### Directions
Copy nothing but the text: reproduce each line of the listing exactly and leave the pictures out.
__________
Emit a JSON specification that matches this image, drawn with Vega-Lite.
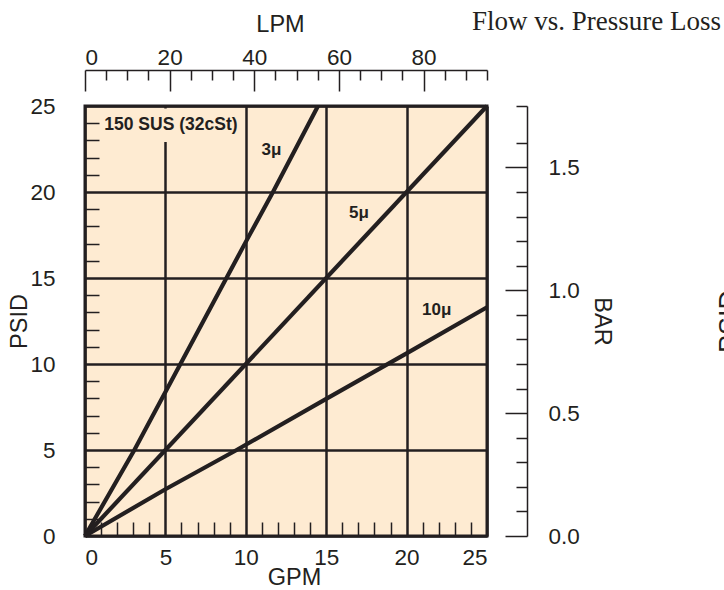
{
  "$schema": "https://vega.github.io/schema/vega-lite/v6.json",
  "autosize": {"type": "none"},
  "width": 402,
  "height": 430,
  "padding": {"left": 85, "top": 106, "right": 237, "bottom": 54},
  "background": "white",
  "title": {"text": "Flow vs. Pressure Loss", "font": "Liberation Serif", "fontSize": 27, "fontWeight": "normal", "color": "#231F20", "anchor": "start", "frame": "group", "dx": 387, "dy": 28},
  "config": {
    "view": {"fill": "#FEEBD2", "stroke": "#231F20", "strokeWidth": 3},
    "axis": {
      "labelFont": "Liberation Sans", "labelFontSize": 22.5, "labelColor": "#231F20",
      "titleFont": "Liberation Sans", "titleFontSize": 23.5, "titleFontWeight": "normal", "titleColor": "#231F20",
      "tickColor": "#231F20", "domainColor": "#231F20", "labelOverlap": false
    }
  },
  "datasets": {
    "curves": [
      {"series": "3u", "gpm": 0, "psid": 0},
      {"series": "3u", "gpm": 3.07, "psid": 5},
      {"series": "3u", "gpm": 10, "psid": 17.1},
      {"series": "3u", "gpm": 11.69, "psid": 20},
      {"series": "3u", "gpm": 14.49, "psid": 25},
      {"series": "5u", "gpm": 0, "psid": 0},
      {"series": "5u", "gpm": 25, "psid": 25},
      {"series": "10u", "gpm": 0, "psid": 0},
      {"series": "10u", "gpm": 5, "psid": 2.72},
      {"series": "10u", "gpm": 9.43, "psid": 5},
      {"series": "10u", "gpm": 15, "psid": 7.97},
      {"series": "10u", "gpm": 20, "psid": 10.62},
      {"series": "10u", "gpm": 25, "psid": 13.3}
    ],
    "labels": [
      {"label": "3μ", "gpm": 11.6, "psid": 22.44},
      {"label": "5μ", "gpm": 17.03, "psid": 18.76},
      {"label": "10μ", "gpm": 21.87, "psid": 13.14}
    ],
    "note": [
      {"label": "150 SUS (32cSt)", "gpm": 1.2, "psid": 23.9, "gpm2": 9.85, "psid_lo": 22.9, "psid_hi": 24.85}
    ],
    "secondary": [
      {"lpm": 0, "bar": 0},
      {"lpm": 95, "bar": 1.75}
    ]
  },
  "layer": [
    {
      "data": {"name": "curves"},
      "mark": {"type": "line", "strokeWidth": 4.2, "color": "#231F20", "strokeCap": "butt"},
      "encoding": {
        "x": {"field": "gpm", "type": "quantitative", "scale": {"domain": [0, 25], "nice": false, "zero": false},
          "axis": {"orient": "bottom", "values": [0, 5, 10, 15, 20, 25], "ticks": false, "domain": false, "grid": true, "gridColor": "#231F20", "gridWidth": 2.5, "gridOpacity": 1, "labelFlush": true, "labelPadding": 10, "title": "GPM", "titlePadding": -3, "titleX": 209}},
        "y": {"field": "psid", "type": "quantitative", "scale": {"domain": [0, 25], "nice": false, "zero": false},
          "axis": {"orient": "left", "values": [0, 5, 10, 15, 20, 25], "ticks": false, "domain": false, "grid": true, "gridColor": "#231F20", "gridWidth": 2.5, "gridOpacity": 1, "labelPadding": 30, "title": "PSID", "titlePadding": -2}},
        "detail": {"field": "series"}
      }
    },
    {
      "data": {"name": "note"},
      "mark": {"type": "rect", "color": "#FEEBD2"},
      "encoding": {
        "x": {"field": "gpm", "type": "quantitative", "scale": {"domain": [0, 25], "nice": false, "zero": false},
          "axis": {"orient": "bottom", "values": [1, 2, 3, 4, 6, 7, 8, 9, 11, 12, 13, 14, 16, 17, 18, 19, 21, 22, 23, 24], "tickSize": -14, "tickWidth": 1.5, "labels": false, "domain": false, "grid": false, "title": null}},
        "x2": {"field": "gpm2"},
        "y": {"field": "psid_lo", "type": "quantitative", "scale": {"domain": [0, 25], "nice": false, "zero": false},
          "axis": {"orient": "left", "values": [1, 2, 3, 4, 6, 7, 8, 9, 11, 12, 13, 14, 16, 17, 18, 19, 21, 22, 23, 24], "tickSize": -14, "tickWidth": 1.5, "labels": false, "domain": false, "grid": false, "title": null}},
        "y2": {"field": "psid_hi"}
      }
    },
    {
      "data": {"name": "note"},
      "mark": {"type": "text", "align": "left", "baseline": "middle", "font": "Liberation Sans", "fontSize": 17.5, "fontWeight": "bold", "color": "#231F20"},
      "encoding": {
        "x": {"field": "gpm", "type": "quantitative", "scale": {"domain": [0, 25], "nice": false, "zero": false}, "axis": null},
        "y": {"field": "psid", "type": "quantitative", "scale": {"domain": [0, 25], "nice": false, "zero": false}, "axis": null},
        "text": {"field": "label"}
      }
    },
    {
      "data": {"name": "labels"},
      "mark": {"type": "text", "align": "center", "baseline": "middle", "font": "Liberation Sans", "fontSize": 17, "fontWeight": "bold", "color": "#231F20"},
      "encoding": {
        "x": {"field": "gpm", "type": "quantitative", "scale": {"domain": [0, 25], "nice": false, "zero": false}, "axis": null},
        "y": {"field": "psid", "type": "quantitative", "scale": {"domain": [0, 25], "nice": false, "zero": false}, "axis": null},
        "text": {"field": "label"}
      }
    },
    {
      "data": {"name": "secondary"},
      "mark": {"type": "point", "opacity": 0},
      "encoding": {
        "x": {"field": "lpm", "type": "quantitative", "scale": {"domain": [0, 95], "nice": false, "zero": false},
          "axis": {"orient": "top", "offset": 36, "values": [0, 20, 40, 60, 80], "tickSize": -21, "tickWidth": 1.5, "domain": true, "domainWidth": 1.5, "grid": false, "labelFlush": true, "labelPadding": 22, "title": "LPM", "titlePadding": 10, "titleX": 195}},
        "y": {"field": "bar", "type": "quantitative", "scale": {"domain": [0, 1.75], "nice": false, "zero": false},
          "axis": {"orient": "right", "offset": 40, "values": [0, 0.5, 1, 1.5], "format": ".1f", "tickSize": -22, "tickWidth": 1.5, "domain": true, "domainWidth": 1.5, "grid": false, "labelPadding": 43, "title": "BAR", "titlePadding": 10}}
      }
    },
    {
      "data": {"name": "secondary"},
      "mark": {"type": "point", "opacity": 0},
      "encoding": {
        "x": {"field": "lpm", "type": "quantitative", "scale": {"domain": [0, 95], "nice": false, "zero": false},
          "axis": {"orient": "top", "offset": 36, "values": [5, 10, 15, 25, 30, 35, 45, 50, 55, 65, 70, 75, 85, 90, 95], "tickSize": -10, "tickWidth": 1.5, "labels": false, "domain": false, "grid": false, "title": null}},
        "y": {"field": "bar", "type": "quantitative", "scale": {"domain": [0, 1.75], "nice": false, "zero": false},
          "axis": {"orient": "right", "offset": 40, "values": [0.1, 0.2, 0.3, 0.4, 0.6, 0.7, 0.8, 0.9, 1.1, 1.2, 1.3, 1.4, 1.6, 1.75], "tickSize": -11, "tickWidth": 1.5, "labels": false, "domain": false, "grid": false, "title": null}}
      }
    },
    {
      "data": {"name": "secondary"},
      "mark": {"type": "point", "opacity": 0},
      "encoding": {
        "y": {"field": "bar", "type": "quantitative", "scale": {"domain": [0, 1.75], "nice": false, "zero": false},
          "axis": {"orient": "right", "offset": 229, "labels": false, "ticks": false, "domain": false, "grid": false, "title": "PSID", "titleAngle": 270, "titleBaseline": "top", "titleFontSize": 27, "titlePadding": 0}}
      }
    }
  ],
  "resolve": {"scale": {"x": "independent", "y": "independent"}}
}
__________
### Correct response
Emit a JSON specification that matches this image, drawn with Vega-Lite.
{
  "$schema": "https://vega.github.io/schema/vega-lite/v6.json",
  "autosize": {"type": "none"},
  "width": 402,
  "height": 430,
  "padding": {"left": 85, "top": 106, "right": 237, "bottom": 54},
  "background": "white",
  "title": {"text": "Flow vs. Pressure Loss", "font": "Liberation Serif", "fontSize": 27, "fontWeight": "normal", "color": "#231F20", "anchor": "start", "frame": "group", "dx": 387, "dy": 28},
  "config": {
    "view": {"fill": "#FEEBD2", "stroke": "#231F20", "strokeWidth": 3},
    "axis": {
      "labelFont": "Liberation Sans", "labelFontSize": 22.5, "labelColor": "#231F20",
      "titleFont": "Liberation Sans", "titleFontSize": 23.5, "titleFontWeight": "normal", "titleColor": "#231F20",
      "tickColor": "#231F20", "domainColor": "#231F20", "labelOverlap": false
    }
  },
  "datasets": {
    "curves": [
      {"series": "3u", "gpm": 0, "psid": 0},
      {"series": "3u", "gpm": 3.07, "psid": 5},
      {"series": "3u", "gpm": 10, "psid": 17.1},
      {"series": "3u", "gpm": 11.69, "psid": 20},
      {"series": "3u", "gpm": 14.49, "psid": 25},
      {"series": "5u", "gpm": 0, "psid": 0},
      {"series": "5u", "gpm": 25, "psid": 25},
      {"series": "10u", "gpm": 0, "psid": 0},
      {"series": "10u", "gpm": 5, "psid": 2.72},
      {"series": "10u", "gpm": 9.43, "psid": 5},
      {"series": "10u", "gpm": 15, "psid": 7.97},
      {"series": "10u", "gpm": 20, "psid": 10.62},
      {"series": "10u", "gpm": 25, "psid": 13.3}
    ],
    "labels": [
      {"label": "3μ", "gpm": 11.6, "psid": 22.44},
      {"label": "5μ", "gpm": 17.03, "psid": 18.76},
      {"label": "10μ", "gpm": 21.87, "psid": 13.14}
    ],
    "note": [
      {"label": "150 SUS (32cSt)", "gpm": 1.2, "psid": 23.9, "gpm2": 9.85, "psid_lo": 22.9, "psid_hi": 24.85}
    ],
    "secondary": [
      {"lpm": 0, "bar": 0},
      {"lpm": 95, "bar": 1.75}
    ]
  },
  "layer": [
    {
      "data": {"name": "curves"},
      "mark": {"type": "line", "strokeWidth": 4.2, "color": "#231F20", "strokeCap": "butt"},
      "encoding": {
        "x": {"field": "gpm", "type": "quantitative", "scale": {"domain": [0, 25], "nice": false, "zero": false},
          "axis": {"orient": "bottom", "values": [0, 5, 10, 15, 20, 25], "ticks": false, "domain": false, "grid": true, "gridColor": "#231F20", "gridWidth": 2.5, "gridOpacity": 1, "labelFlush": true, "labelPadding": 10, "title": "GPM", "titlePadding": -3, "titleX": 209}},
        "y": {"field": "psid", "type": "quantitative", "scale": {"domain": [0, 25], "nice": false, "zero": false},
          "axis": {"orient": "left", "values": [0, 5, 10, 15, 20, 25], "ticks": false, "domain": false, "grid": true, "gridColor": "#231F20", "gridWidth": 2.5, "gridOpacity": 1, "labelPadding": 30, "title": "PSID", "titlePadding": -2}},
        "detail": {"field": "series"}
      }
    },
    {
      "data": {"name": "note"},
      "mark": {"type": "rect", "color": "#FEEBD2"},
      "encoding": {
        "x": {"field": "gpm", "type": "quantitative", "scale": {"domain": [0, 25], "nice": false, "zero": false},
          "axis": {"orient": "bottom", "values": [1, 2, 3, 4, 6, 7, 8, 9, 11, 12, 13, 14, 16, 17, 18, 19, 21, 22, 23, 24], "tickSize": -14, "tickWidth": 1.5, "labels": false, "domain": false, "grid": false, "title": null}},
        "x2": {"field": "gpm2"},
        "y": {"field": "psid_lo", "type": "quantitative", "scale": {"domain": [0, 25], "nice": false, "zero": false},
          "axis": {"orient": "left", "values": [1, 2, 3, 4, 6, 7, 8, 9, 11, 12, 13, 14, 16, 17, 18, 19, 21, 22, 23, 24], "tickSize": -14, "tickWidth": 1.5, "labels": false, "domain": false, "grid": false, "title": null}},
        "y2": {"field": "psid_hi"}
      }
    },
    {
      "data": {"name": "note"},
      "mark": {"type": "text", "align": "left", "baseline": "middle", "font": "Liberation Sans", "fontSize": 17.5, "fontWeight": "bold", "color": "#231F20"},
      "encoding": {
        "x": {"field": "gpm", "type": "quantitative", "scale": {"domain": [0, 25], "nice": false, "zero": false}, "axis": null},
        "y": {"field": "psid", "type": "quantitative", "scale": {"domain": [0, 25], "nice": false, "zero": false}, "axis": null},
        "text": {"field": "label"}
      }
    },
    {
      "data": {"name": "labels"},
      "mark": {"type": "text", "align": "center", "baseline": "middle", "font": "Liberation Sans", "fontSize": 17, "fontWeight": "bold", "color": "#231F20"},
      "encoding": {
        "x": {"field": "gpm", "type": "quantitative", "scale": {"domain": [0, 25], "nice": false, "zero": false}, "axis": null},
        "y": {"field": "psid", "type": "quantitative", "scale": {"domain": [0, 25], "nice": false, "zero": false}, "axis": null},
        "text": {"field": "label"}
      }
    },
    {
      "data": {"name": "secondary"},
      "mark": {"type": "point", "opacity": 0},
      "encoding": {
        "x": {"field": "lpm", "type": "quantitative", "scale": {"domain": [0, 95], "nice": false, "zero": false},
          "axis": {"orient": "top", "offset": 36, "values": [0, 20, 40, 60, 80], "tickSize": -21, "tickWidth": 1.5, "domain": true, "domainWidth": 1.5, "grid": false, "labelFlush": true, "labelPadding": 22, "title": "LPM", "titlePadding": 10, "titleX": 195}},
        "y": {"field": "bar", "type": "quantitative", "scale": {"domain": [0, 1.75], "nice": false, "zero": false},
          "axis": {"orient": "right", "offset": 40, "values": [0, 0.5, 1, 1.5], "format": ".1f", "tickSize": -22, "tickWidth": 1.5, "domain": true, "domainWidth": 1.5, "grid": false, "labelPadding": 43, "title": "BAR", "titlePadding": 10}}
      }
    },
    {
      "data": {"name": "secondary"},
      "mark": {"type": "point", "opacity": 0},
      "encoding": {
        "x": {"field": "lpm", "type": "quantitative", "scale": {"domain": [0, 95], "nice": false, "zero": false},
          "axis": {"orient": "top", "offset": 36, "values": [5, 10, 15, 25, 30, 35, 45, 50, 55, 65, 70, 75, 85, 90, 95], "tickSize": -10, "tickWidth": 1.5, "labels": false, "domain": false, "grid": false, "title": null}},
        "y": {"field": "bar", "type": "quantitative", "scale": {"domain": [0, 1.75], "nice": false, "zero": false},
          "axis": {"orient": "right", "offset": 40, "values": [0.1, 0.2, 0.3, 0.4, 0.6, 0.7, 0.8, 0.9, 1.1, 1.2, 1.3, 1.4, 1.6, 1.75], "tickSize": -11, "tickWidth": 1.5, "labels": false, "domain": false, "grid": false, "title": null}}
      }
    },
    {
      "data": {"name": "secondary"},
      "mark": {"type": "point", "opacity": 0},
      "encoding": {
        "y": {"field": "bar", "type": "quantitative", "scale": {"domain": [0, 1.75], "nice": false, "zero": false},
          "axis": {"orient": "right", "offset": 229, "labels": false, "ticks": false, "domain": false, "grid": false, "title": "PSID", "titleAngle": 270, "titleBaseline": "top", "titleFontSize": 27, "titlePadding": 0}}
      }
    }
  ],
  "resolve": {"scale": {"x": "independent", "y": "independent"}}
}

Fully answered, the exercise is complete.